## INPUT DATA:
══════════════════════════════

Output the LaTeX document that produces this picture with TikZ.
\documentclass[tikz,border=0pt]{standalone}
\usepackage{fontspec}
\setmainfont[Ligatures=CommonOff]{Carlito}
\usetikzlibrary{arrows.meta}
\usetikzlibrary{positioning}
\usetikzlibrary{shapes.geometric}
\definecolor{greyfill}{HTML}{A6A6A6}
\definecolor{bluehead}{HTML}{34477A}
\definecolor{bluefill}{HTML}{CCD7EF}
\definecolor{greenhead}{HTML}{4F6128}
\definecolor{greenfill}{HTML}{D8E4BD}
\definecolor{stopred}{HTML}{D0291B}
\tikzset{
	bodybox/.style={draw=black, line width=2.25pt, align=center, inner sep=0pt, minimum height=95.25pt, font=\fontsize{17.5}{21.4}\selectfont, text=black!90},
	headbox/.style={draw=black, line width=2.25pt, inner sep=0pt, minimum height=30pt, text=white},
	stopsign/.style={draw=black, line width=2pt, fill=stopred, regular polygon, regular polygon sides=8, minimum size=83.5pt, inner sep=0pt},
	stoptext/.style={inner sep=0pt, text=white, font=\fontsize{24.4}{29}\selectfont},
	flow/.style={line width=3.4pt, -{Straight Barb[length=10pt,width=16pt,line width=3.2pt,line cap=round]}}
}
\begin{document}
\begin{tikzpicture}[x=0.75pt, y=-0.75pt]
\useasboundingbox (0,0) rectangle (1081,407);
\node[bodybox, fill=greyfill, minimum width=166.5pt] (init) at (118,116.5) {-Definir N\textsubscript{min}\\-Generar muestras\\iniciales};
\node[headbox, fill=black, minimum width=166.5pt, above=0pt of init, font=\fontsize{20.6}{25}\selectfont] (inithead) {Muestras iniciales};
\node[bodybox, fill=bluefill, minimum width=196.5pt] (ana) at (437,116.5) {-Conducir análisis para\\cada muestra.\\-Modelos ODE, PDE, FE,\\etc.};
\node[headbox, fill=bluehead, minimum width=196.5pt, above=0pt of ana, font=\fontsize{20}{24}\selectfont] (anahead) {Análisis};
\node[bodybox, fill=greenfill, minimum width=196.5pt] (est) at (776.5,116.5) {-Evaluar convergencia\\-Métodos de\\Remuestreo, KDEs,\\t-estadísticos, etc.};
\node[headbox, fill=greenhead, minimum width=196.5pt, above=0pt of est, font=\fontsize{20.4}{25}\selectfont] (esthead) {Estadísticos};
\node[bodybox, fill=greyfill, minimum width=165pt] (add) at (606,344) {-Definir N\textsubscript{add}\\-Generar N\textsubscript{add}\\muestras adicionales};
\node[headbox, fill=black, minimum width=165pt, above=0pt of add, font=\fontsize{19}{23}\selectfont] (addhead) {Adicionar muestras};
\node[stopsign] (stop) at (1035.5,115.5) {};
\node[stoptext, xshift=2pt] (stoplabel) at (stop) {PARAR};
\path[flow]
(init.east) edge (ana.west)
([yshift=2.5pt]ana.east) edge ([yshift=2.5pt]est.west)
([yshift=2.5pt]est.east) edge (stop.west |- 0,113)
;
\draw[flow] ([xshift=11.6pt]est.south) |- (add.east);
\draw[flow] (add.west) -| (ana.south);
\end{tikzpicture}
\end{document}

══════════════════════════════

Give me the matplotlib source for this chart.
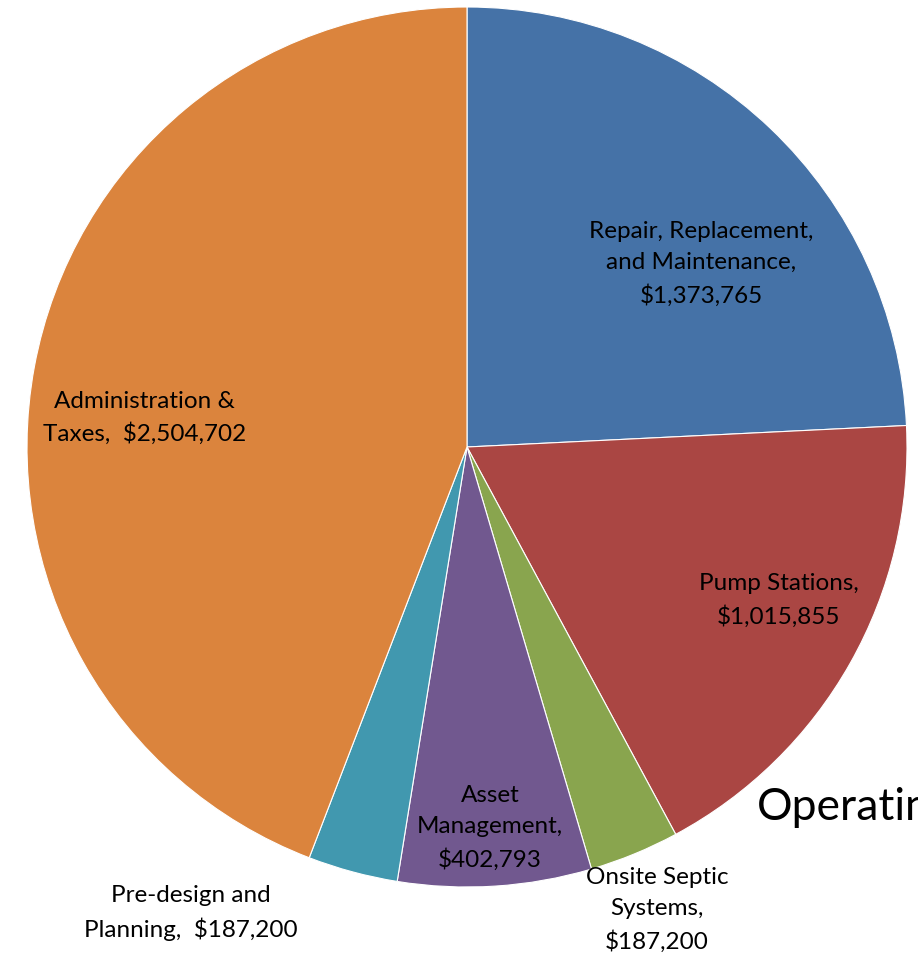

══════════════════════════════

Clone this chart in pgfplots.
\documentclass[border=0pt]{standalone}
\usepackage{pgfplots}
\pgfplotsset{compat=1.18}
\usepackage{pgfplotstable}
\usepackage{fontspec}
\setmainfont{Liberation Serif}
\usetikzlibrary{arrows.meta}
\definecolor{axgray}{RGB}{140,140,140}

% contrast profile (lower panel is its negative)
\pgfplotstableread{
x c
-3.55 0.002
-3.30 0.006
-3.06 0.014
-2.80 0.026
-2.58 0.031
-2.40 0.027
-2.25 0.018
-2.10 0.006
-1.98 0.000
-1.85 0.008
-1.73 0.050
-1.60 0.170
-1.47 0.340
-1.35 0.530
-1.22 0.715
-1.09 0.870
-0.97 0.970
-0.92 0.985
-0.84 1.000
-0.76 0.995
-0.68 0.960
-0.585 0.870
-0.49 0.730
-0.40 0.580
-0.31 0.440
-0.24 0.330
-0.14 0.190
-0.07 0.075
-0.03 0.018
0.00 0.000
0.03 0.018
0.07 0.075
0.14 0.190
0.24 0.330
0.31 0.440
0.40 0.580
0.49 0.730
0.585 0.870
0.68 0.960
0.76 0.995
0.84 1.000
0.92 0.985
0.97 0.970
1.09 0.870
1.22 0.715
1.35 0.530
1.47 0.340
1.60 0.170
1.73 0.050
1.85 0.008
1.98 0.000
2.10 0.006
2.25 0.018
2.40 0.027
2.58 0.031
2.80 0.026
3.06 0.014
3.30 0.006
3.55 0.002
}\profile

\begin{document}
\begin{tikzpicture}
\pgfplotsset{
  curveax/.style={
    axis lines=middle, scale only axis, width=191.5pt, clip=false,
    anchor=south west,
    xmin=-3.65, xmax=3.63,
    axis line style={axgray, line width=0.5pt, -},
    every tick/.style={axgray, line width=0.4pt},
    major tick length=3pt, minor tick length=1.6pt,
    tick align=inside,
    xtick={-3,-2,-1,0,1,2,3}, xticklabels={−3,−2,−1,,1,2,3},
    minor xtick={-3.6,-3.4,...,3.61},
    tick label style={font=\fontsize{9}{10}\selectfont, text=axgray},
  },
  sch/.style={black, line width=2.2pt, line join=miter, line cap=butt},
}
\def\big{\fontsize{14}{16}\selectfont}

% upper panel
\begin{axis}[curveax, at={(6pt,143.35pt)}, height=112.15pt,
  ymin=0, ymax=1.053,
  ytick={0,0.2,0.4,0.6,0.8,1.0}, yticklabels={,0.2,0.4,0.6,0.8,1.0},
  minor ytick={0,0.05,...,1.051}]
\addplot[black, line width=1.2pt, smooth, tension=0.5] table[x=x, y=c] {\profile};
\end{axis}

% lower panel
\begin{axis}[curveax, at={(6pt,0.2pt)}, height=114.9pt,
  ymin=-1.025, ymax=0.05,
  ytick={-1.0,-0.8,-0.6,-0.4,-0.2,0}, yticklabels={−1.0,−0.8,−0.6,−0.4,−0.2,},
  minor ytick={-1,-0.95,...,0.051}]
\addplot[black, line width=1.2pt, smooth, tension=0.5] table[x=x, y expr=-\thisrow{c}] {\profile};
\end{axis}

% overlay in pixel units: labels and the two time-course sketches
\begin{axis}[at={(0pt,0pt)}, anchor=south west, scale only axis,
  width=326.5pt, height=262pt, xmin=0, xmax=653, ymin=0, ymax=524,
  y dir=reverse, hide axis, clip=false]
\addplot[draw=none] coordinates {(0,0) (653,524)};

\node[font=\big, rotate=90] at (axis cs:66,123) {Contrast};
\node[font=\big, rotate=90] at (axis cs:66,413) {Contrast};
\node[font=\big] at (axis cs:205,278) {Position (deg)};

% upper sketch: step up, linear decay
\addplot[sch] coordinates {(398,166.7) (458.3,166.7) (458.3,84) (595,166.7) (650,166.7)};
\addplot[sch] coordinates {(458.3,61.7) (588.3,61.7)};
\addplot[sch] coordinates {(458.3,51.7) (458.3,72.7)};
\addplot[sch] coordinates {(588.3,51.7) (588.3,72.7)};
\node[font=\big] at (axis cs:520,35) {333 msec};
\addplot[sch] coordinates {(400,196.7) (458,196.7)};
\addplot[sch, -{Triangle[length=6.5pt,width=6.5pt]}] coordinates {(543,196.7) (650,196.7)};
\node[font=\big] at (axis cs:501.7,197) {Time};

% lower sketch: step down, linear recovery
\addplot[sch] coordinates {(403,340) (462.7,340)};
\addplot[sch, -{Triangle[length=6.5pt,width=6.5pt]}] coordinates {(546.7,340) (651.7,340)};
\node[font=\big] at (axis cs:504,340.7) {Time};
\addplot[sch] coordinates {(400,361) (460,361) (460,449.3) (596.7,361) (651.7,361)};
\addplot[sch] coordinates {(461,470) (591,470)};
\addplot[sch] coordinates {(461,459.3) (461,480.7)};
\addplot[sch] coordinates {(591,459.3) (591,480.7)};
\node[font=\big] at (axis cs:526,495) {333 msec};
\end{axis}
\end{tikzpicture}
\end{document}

══════════════════════════════

## PROBLEM TO SOLVE:
Select all lines in the listing that include the word "chart".

## TASK SOLUTION:
Give me the matplotlib source for this chart.
Clone this chart in pgfplots.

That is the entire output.